I started playing with the espresso roast that I have left (light roast, as mentioned earlier), in the TV today, as I was ok with the french roast for the Moka Pot. Actually, I kind of like it in the TV. Still @ the 35/1000 for the first batch, at nearly a french press grind, I could taste the drink pleasantly, and the flavor on my breath wasn't as intense, or long lasting, as the Columbian light. It is a tad sour (I think I would call it sour instead of bitter, but am struggling with the difference in those terms with coffee) on the breath, more so as it cools. If I could get rid of that, I'd probably settle for it as my daily, at least until my pocketbook could afford more experimenting. I think I'll try changing the grind more towards the drip center, before increasing the dose.
Would this be the correct "next step"?
My brew method is preheat with a couple cups, wetting the filter, then do the close drip and stir bit about 15 seconds in, then full open to end of brew, with a little stir with about two cups left in the TV. It is taking just over 5 minutes from water first hitting the grounds, to a slow drip in the pot. I'm not sure at what point the brew time should be stopped? At first drip, when drip is a second between?

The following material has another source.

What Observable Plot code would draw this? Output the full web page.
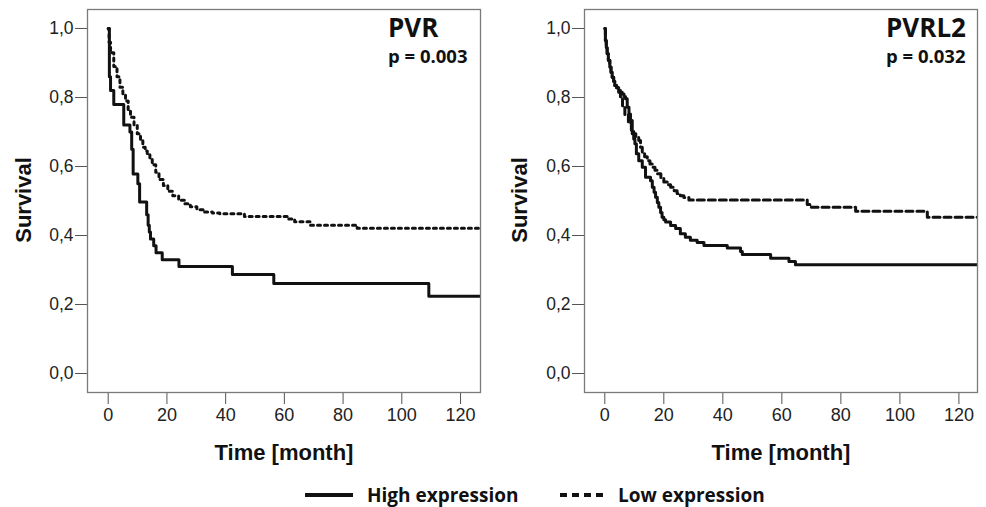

I know I covered a lot here, and I apologize. Just trying to give as much info as possible, so good recommendations can be made. I'm anxious to get to, at least, an acceptable pot.
Posted Sun Jan 5, 2014, 11:32am Subject: Re: TV stronger than Moka Pot?
Woohoo!!! I've finally got a good cup in the TV. 45g/1000 at a fairly course grind. 3rd settings from the left, under the "0" in percolate. Have been happiest with the lighter colored espresso blend beans. It's really kind of sweet tasting, with no bitterness ...unless it gets pretty cool in the cup. Have made 3 pots now, with consistent results. No longer preheating the machine, but still rinsing the paper filter, although with cold water from the tap. Also am running my water through a Brita pitcher now.
Now that I have a good setting on the ratio and grind, for my taste anyway, should I expect the grind size to change much with other beans of similar roast levels?